L’autorità straniera di competenza, la stessa che ha decretato lo stato di adottabilità del bambino/a, li fissa sulla base delle sue caratteristiche e necessità anche grazie alle indicazioni dell’Ente che coadiuva i richiedenti.
E’ l’aspetto questo forse più dispendioso dell’intero procedimento, sia dal punto di vista economico, sia materiale.
Ove gli incontri si concludessero positivamente, passando al vaglio delle autorità del Paese d’origine e dell’Ente autorizzato che stilerà apposita relazione, la Commissione per le Adozioni Internazionali provvederà ad autorizzare l’ingresso e la permanenza del minore in Italia per il periodo di pre-affido, durante il quale godrà di tutti i diritti attribuiti al minore italiano in affidamento familiare.

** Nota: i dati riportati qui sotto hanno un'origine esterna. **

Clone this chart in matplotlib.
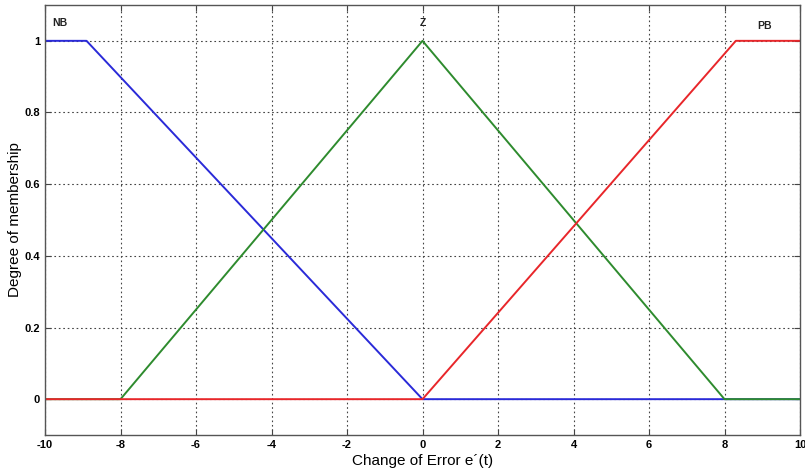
import matplotlib
matplotlib.use("Agg")
import matplotlib.pyplot as plt

plt.rcParams["font.family"] = ["Liberation Sans", "DejaVu Sans"]
plt.rcParams["axes.unicode_minus"] = False

# membership functions (breakpoints)
NB_X = [-10, -8.9, 0, 10]
NB_Y = [1, 1, 0, 0]
Z_X = [-10, -8, 0, 8, 10]
Z_Y = [0, 0, 1, 0, 0]
PB_X = [-10, 0, 8.3, 10]
PB_Y = [0, 0, 1, 1]

LABELS = ["NB", "Z", "PB"]
LABEL_X = [-9.6, 0, 9.05]
LABEL_Y = [1.05, 1.05, 1.04]

X_TICKS = list(range(-10, 11, 2))
Y_TICKS = [0, 0.2, 0.4, 0.6, 0.8, 1]
Y_TICK_LABELS = ["0", "0.2", "0.4", "0.6", "0.8", "1"]

fig = plt.figure(figsize=(8.05, 4.71), dpi=100)
fig.patch.set_facecolor("white")
ax = fig.add_axes([0.0559, 0.0764, 0.9379, 0.913])

ax.plot(NB_X, NB_Y, color="#2a2ad8", lw=1.4)
ax.plot(Z_X, Z_Y, color="#2e8b2e", lw=1.4)
ax.plot(PB_X, PB_Y, color="#e8262a", lw=1.4)

for name, lx, ly in zip(LABELS, LABEL_X, LABEL_Y):
    ax.text(lx, ly, name, ha="center", va="center", fontsize=7.5,
            fontweight="bold", color="#222222")

ax.set_xlim(-10, 10)
ax.set_ylim(-0.1, 1.1)
ax.set_xticks(X_TICKS)
ax.set_yticks(Y_TICKS)
ax.set_yticklabels(Y_TICK_LABELS)
ax.tick_params(direction="in", labelsize=8, length=4, color="#444444", top=True, right=True)
for lbl in ax.get_xticklabels() + ax.get_yticklabels():
    lbl.set_fontweight("bold")
ax.grid(True, linestyle=(0, (1.5, 2.5)), color="#444444", linewidth=0.8)

for spine in ax.spines.values():
    spine.set_color("#555555")
    spine.set_linewidth(1.0)

ax.set_xlabel("Change of Error e\u00b4(t)", fontsize=11)
ax.set_ylabel("Degree of membership", fontsize=11)
ax.xaxis.set_label_coords(0.5, -0.044)
ax.yaxis.set_label_coords(-0.031, 0.5)

fig.savefig("out.png", dpi=100, facecolor="white")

Una volta conclusosi anche il periodo di pre-affidamento in Italia, la cui durata rispecchia il procedimento d’adozione nazionale ed è dunque di circa un anno, il Tribunale dei Minori del luogo di residenza dei genitori, ordinerà la trascrizione nei registri dello stato civile del provvedimento d’adozione, concludendo l’intero procedimento e concedendo al bambino la cittadinanza italiana.